The broadcaster’s CEO Getnet Taddesse reflects on its importance to the democratisation of Africa at large.
“The Ethiopian Radio is a pan-Africanist media locally founded to tackle the invasion of the Italians through well-organised messages. It also played a paramount role for the decolonisation of some southern African countries.
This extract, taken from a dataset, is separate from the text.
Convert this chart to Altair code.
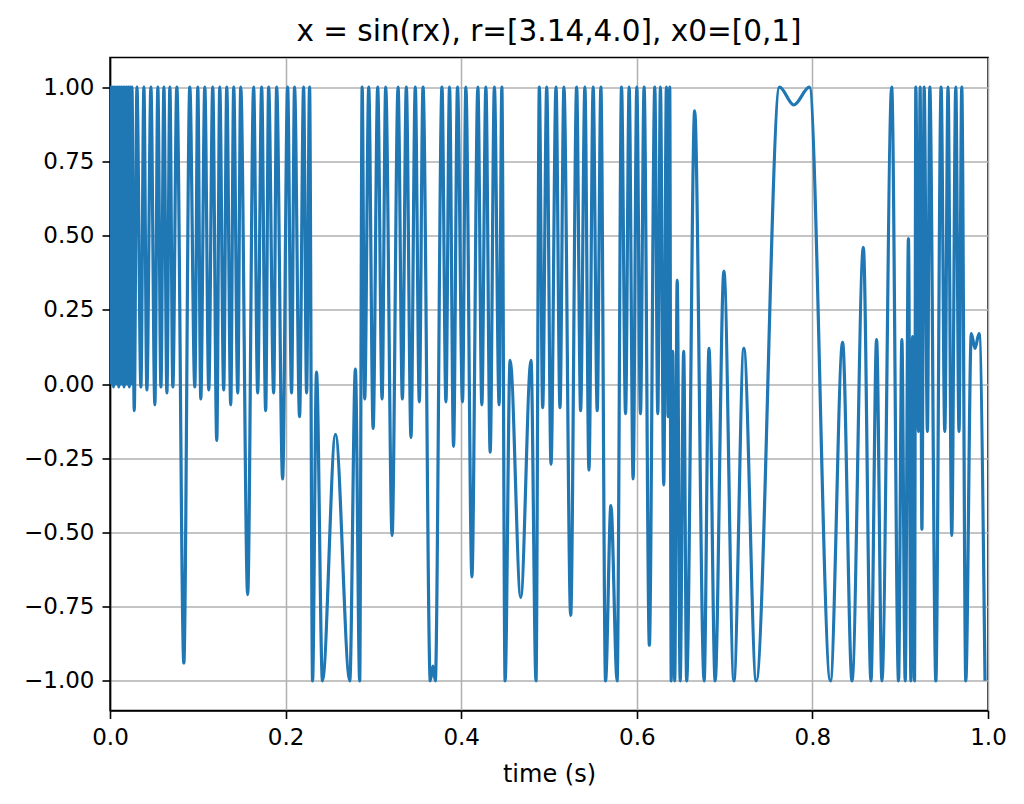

During the apartheid era, for instance, the Ethiopian Radio helped Nelson Mandela and his party, the African National Congress (ANC), to put down the burden of the then depriving regime from the shoulders of South African brothers and sisters,” he says.
At the time, the ANC had a 15-minute radio programme that helped disseminate propaganda to South African freedom fighters.
“It was not only the ANC that received the service from the agelong radio station, but also Zimbabwe’s Robert Mugabe’s Zanu party, which had the opportunity to cash in the 15-minute broadcast from Addis Ababa,” Mr Getnet explains.
It was also the Ethiopian Television that aired a broadcast of the first presidential summit of the Organisation of the African Union (OAU).
“Since its birth, the EBC became the voice for the voiceless through editorial content, which covers African issues under the ambitious plan of “Agenda 2063,” Mr Getnet notes. “I’m working hard with my team to transform the EBC with a brand theme, ‘EBC towards content, to an African level.’”
Kenya’s former Prime Minister Raila Odinga, Djibouti Foreign Affairs minister Mahmoud Ali Youssouf and Richard Randriamandrato, a Madagascar former Foreign minister, took part in the debate ahead of the February election, in which they will be seeking to succeed incumbent Moussa Faki of Chad.
“The EBC is contributing to the national responsibility of lifting Africa from poverty, and to see democracy and good governance prevailing across the continent within the frame work of AU and Igad which, we believe, contributes a lot to African journalism,” the CEO says.
The EBC’s sources of funding are mainly advertising, sponsorship, radio and television licence fees, with partial support from the government to cater for its 2,200 employees.